On the few occasions he acknowledged his helplessness and sought support from fellow sufferers at Alcoholics Anonymous, his skin would glow again. His appetite would return and he’d devour James Hadley Chase books in between reading the Big Book.
The gentle, shy maths maestro would come alive, much to everyone’s delight. Peace would prevail and laughter reigned supreme at home. The sombre notes from John Coltrane’s horn would pierce the Sunday morning quiet as my father conversed with his maker. The hypnotic melodies of A Love Supreme would fill the tiny dining room that doubled up as my bedroom.
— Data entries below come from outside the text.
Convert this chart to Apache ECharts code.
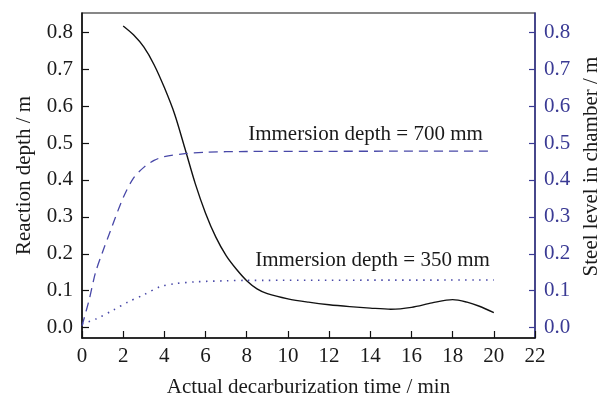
<!DOCTYPE html>
<html>
<head>
<meta charset="utf-8">
<script src="https://cdn.jsdelivr.net/npm/echarts@6/dist/echarts.min.js"></script>
<style>
html,body{margin:0;padding:0;background:#fff;}
#c{width:610px;height:396px;}
</style>
</head>
<body>
<div id="c"></div>
<script>
// Reaction depth (solid black), x = time / min
const reactionTime  = [2, 2.5, 3, 3.5, 4, 4.5, 5, 5.5, 6, 6.5, 7, 7.5, 8, 8.5, 9, 10, 11, 12, 13, 14, 15, 16, 17, 18, 18.7, 19.3, 20];
const reactionDepth = [0.817, 0.793, 0.760, 0.712, 0.650, 0.578, 0.485, 0.390, 0.310, 0.245, 0.195, 0.158, 0.127, 0.105, 0.092, 0.078, 0.069, 0.062, 0.057, 0.053, 0.050, 0.055, 0.067, 0.076, 0.069, 0.058, 0.041];

// Steel level, immersion depth 700 mm (dashed)
const level700Time  = [0, 0.35, 0.65, 1, 1.4, 2, 2.5, 3, 3.5, 4, 5, 6, 8, 20];
const level700      = [0.005, 0.076, 0.148, 0.205, 0.265, 0.352, 0.405, 0.434, 0.453, 0.463, 0.471, 0.475, 0.477, 0.478];

// Steel level, immersion depth 350 mm (dotted)
const level350Time  = [0, 0.7, 1.5, 2.25, 3, 3.8, 4.5, 5.5, 7, 8, 20];
const level350      = [0.010, 0.024, 0.047, 0.070, 0.089, 0.111, 0.119, 0.124, 0.127, 0.128, 0.129];

const yTicks = [0, 0.1, 0.2, 0.3, 0.4, 0.5, 0.6, 0.7, 0.8];
const annotations = [
  {text: 'Immersion depth = 700 mm', x: 13.77, y: 0.522},
  {text: 'Immersion depth = 350 mm', x: 14.11, y: 0.183}
];

const FONT = 'Liberation Serif';
const BLUE_AXIS = '#3a3a94';
const BLUE_LINE = '#4848a8';
const zip = (a, b) => a.map((v, i) => [v, b[i]]);

const chart = echarts.init(document.getElementById('c'), null, {renderer: 'canvas'});
chart.setOption({
  animation: false,
  backgroundColor: '#fff',
  grid: {left: 82, right: 75, top: 13, bottom: 58, outerBoundsMode: 'none', containLabel: false,
         show: true, borderColor: '#111', borderWidth: 1.2, backgroundColor: 'transparent'},
  xAxis: {
    type: 'value', min: 0, max: 22, interval: 2,
    name: 'Actual decarburization time / min', nameLocation: 'middle', nameGap: 39,
    nameTextStyle: {fontFamily: FONT, fontSize: 21, color: '#1a1a1a'},
    axisLine: {onZero: false, lineStyle: {color: '#111', width: 1.5}},
    axisTick: {inside: true, length: 7, lineStyle: {color: '#111', width: 1.2}},
    axisLabel: {fontFamily: FONT, fontSize: 21, color: '#1a1a1a', margin: 8},
    splitLine: {show: false}
  },
  yAxis: [
    {
      type: 'value', min: -0.028, max: 0.852, position: 'left',
      name: 'Reaction depth / m', nameLocation: 'middle', nameGap: 47, nameRotate: 90,
      nameTextStyle: {fontFamily: FONT, fontSize: 21, color: '#1a1a1a'},
      axisLine: {show: true, onZero: false, lineStyle: {color: '#111', width: 1.5}},
      axisTick: {show: true, inside: true, length: 7, customValues: yTicks, lineStyle: {color: '#111', width: 1.2}},
      axisLabel: {fontFamily: FONT, fontSize: 21, color: '#1a1a1a', margin: 9, customValues: yTicks, formatter: v => v.toFixed(1)},
      splitLine: {show: false}
    },
    {
      type: 'value', min: -0.028, max: 0.852, position: 'right',
      name: 'Steel level in chamber / m', nameLocation: 'middle', nameGap: 46, nameRotate: 90,
      nameTextStyle: {fontFamily: FONT, fontSize: 21, color: '#1a1a1a', padding: [0, 0, 0, 18]},
      axisLine: {show: true, onZero: false, lineStyle: {color: BLUE_AXIS, width: 1.5}},
      axisTick: {show: true, inside: true, length: 6, customValues: yTicks, lineStyle: {color: BLUE_AXIS, width: 1.2}},
      axisLabel: {fontFamily: FONT, fontSize: 21, color: BLUE_AXIS, margin: 9, customValues: yTicks, formatter: v => v.toFixed(1)},
      splitLine: {show: false}
    }
  ],
  series: [
    {
      type: 'line', name: 'Reaction depth', yAxisIndex: 0,
      data: zip(reactionTime, reactionDepth), smooth: 0.3,
      showSymbol: false, lineStyle: {color: '#111', width: 1.4}
    },
    {
      type: 'line', name: '700 mm', yAxisIndex: 1,
      data: zip(level700Time, level700), smooth: 0.3,
      showSymbol: false, lineStyle: {color: BLUE_LINE, width: 1.3, type: [9, 6]},
      markPoint: {
        symbol: 'circle', symbolSize: 0, silent: true,
        label: {show: true, position: 'inside', fontFamily: FONT, fontSize: 21, color: '#1a1a1a', formatter: p => p.name},
        data: annotations.map(a => ({name: a.text, coord: [a.x, a.y]}))
      }
    },
    {
      type: 'line', name: '350 mm', yAxisIndex: 1,
      data: zip(level350Time, level350), smooth: 0.3,
      showSymbol: false, lineStyle: {color: BLUE_LINE, width: 1.6, type: [1.5, 5.5]}
    }
  ]
});
</script>
</body>
</html>
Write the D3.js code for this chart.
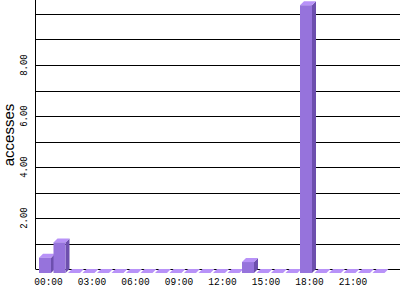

During these welcome dry spells my sister and I enjoyed watching the two adults in our midst play happy families. We’d go to Top Star drive-in to catch a movie. We’d sit at the Oppenheimer Park in front of the leaping impalas and devour a packet of fish and chips from Captain Dorego’s. Compliments would rain down, and mommy dearest would be in heaven.
But the alcohol demon would demolish the peace and the tiny walls of our four-roomed municipal home reverberated with the sounds of shouting and crying when dad had had one too many. He would become an unrecognisable man who used his fists to reason. The next day, confronted with the debris of his fury, he would be filled with shameful regret.
This took a toll on the mental and physical health of everyone. Decades later, little incidents that scratch the scabs of our wounds result in a bloody eruption.
I know this won’t endear me to my drinking pals, but I was ecstatic when President Cyril Ramaphosa banned booze at the start of the lockdown. Finally, some families regained their loved ones. It promised a return to sanity and a respite from the muffled cries on a wet pillow.
Some people enjoy their favourite tipple in peace. They do not terrorise their loved ones when they are caught up in the throes of drunkenness. I also know a lot of people who won’t admit they have a drinking problem. But it is amazing visiting an Alcoholics Anonymous meeting and hearing a person who has been sober for more than 40 years say: “Hi everyone, my name’s Joe and I’m an alcoholic.” Overcoming addiction is a life-long journey.
When Ramaphosa caught everyone napping with the second ban on booze three Sundays ago, I did cartwheels for those who have been at the receiving end of alcohol-fuelled rage. No child should be gifted an alcoholic parent. No one should be saddled with an alcoholic partner who has not admitted that they are powerless over the drink demon. It’s a sickness no one fully heals from.